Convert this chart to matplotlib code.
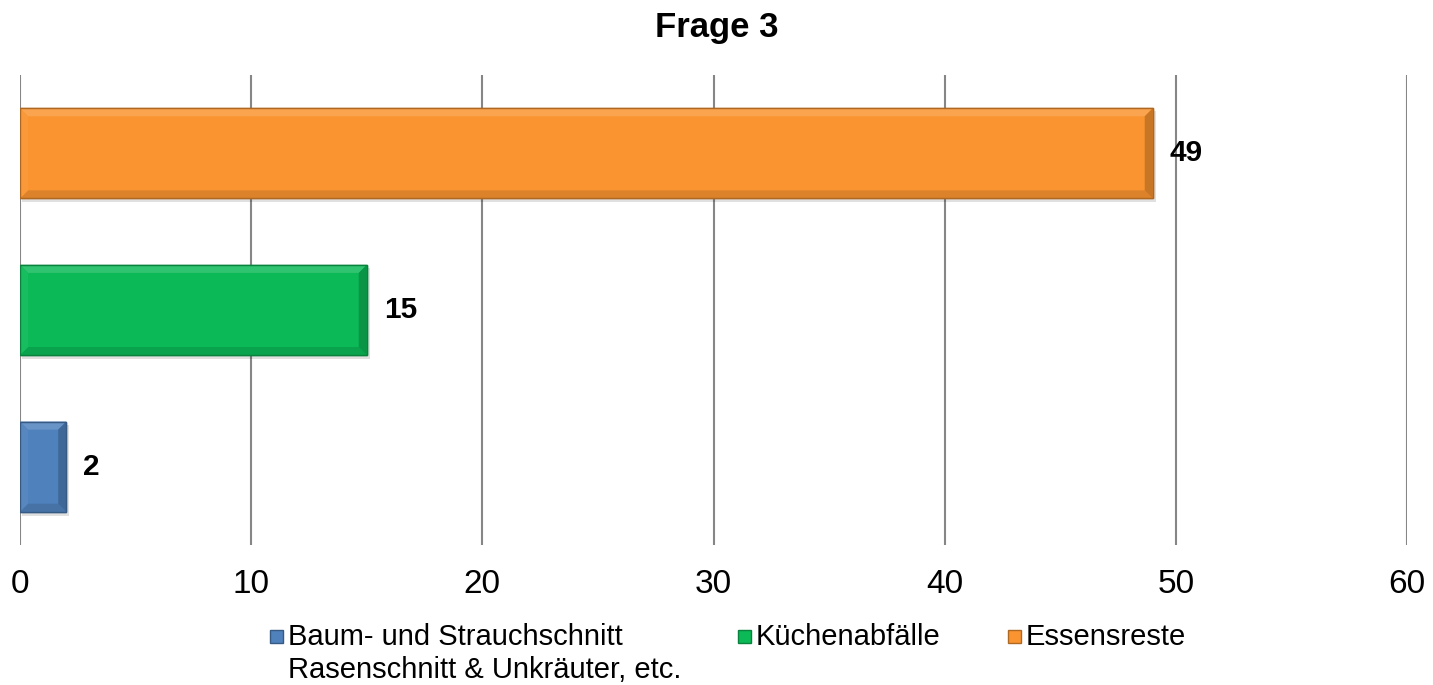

* * *

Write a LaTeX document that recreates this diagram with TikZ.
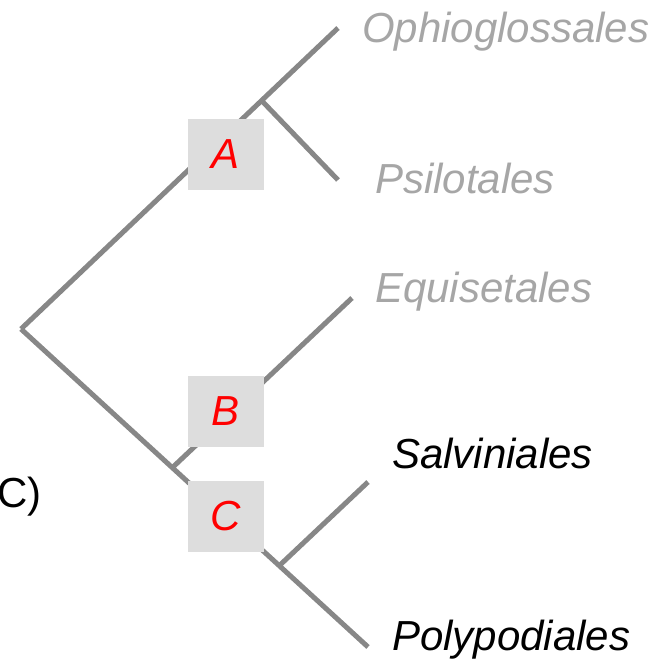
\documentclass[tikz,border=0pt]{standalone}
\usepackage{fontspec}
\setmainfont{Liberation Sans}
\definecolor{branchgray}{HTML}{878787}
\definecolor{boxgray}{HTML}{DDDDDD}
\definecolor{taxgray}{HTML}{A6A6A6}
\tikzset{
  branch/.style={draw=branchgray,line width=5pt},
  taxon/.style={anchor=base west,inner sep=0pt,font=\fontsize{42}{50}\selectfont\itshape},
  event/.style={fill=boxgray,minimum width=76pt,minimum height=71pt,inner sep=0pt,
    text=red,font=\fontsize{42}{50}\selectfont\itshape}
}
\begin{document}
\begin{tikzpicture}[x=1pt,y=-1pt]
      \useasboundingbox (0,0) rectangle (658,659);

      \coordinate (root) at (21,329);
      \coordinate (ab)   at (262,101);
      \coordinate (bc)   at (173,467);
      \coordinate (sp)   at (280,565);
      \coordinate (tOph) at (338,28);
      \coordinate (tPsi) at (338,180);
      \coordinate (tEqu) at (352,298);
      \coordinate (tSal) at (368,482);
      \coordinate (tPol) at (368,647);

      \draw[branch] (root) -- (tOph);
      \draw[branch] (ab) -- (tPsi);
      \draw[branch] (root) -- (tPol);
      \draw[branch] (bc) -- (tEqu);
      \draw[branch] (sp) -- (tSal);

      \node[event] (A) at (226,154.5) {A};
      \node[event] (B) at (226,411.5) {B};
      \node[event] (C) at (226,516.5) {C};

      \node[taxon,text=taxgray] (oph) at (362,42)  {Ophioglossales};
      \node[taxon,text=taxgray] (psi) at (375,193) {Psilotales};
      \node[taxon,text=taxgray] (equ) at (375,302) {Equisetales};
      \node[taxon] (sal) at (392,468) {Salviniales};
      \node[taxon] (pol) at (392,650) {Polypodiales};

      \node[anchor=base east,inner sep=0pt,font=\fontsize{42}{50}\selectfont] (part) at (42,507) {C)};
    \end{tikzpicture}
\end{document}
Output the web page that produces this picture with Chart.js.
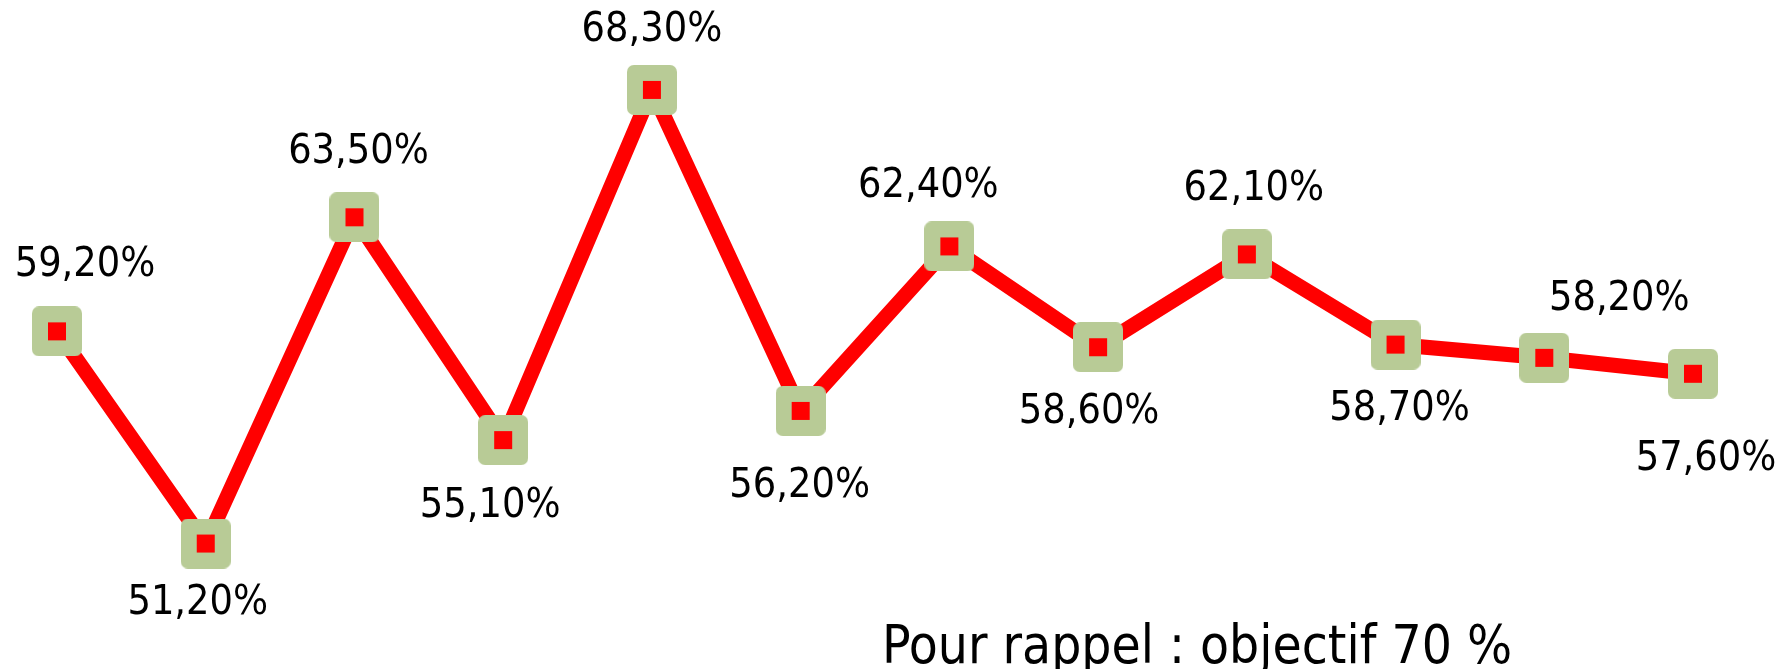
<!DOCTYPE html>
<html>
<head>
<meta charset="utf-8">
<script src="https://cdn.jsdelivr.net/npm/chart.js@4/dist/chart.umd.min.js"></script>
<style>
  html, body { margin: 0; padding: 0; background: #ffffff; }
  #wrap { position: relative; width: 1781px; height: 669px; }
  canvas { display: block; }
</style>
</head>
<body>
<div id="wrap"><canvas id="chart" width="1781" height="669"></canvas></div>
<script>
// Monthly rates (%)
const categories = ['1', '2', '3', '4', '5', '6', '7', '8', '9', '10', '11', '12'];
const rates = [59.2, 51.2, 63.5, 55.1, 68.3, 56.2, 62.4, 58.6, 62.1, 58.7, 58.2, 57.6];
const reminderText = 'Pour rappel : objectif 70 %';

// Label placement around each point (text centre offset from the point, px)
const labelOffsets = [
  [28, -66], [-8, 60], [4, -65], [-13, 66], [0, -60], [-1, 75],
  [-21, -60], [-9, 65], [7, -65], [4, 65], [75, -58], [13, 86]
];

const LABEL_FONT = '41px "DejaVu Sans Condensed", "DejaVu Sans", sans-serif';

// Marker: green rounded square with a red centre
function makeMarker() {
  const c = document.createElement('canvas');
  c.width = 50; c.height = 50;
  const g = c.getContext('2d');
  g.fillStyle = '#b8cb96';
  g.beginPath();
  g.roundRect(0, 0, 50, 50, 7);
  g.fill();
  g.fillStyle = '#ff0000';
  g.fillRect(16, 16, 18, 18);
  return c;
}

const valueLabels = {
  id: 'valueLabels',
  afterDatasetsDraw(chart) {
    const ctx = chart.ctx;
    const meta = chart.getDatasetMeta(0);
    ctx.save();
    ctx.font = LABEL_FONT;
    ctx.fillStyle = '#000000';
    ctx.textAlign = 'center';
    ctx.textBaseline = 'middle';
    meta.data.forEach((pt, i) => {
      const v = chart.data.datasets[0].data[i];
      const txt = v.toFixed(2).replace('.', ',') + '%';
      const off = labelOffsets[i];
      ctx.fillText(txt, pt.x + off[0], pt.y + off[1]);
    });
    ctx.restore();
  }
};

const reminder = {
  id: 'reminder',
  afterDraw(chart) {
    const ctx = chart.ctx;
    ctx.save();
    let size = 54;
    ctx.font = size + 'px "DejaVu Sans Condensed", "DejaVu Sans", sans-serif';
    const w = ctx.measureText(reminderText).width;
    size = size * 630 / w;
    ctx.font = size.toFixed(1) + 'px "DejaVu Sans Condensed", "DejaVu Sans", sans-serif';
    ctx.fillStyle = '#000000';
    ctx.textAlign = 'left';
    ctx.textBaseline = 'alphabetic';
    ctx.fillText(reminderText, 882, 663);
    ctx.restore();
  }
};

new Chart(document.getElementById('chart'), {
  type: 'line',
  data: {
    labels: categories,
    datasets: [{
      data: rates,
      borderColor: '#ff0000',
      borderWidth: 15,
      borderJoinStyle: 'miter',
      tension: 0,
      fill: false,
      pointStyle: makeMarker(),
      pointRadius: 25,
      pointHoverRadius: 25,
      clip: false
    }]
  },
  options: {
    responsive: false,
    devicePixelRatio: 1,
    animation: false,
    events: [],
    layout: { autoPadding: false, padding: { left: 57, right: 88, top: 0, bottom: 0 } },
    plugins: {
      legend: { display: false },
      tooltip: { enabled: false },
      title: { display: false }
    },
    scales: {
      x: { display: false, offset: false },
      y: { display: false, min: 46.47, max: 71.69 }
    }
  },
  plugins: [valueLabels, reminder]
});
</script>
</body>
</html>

* * *

> **Goal**:
Transcribe the lines between the one holding "Write a LaTeX" and the one holding "(tPol) at (368,647);", inclusive, and leave out any pictures.

> **Output for this task**:
Write a LaTeX document that recreates this diagram with TikZ.
\documentclass[tikz,border=0pt]{standalone}
\usepackage{fontspec}
\setmainfont{Liberation Sans}
\definecolor{branchgray}{HTML}{878787}
\definecolor{boxgray}{HTML}{DDDDDD}
\definecolor{taxgray}{HTML}{A6A6A6}
\tikzset{
  branch/.style={draw=branchgray,line width=5pt},
  taxon/.style={anchor=base west,inner sep=0pt,font=\fontsize{42}{50}\selectfont\itshape},
  event/.style={fill=boxgray,minimum width=76pt,minimum height=71pt,inner sep=0pt,
    text=red,font=\fontsize{42}{50}\selectfont\itshape}
}
\begin{document}
\begin{tikzpicture}[x=1pt,y=-1pt]
      \useasboundingbox (0,0) rectangle (658,659);

      \coordinate (root) at (21,329);
      \coordinate (ab)   at (262,101);
      \coordinate (bc)   at (173,467);
      \coordinate (sp)   at (280,565);
      \coordinate (tOph) at (338,28);
      \coordinate (tPsi) at (338,180);
      \coordinate (tEqu) at (352,298);
      \coordinate (tSal) at (368,482);
      \coordinate (tPol) at (368,647);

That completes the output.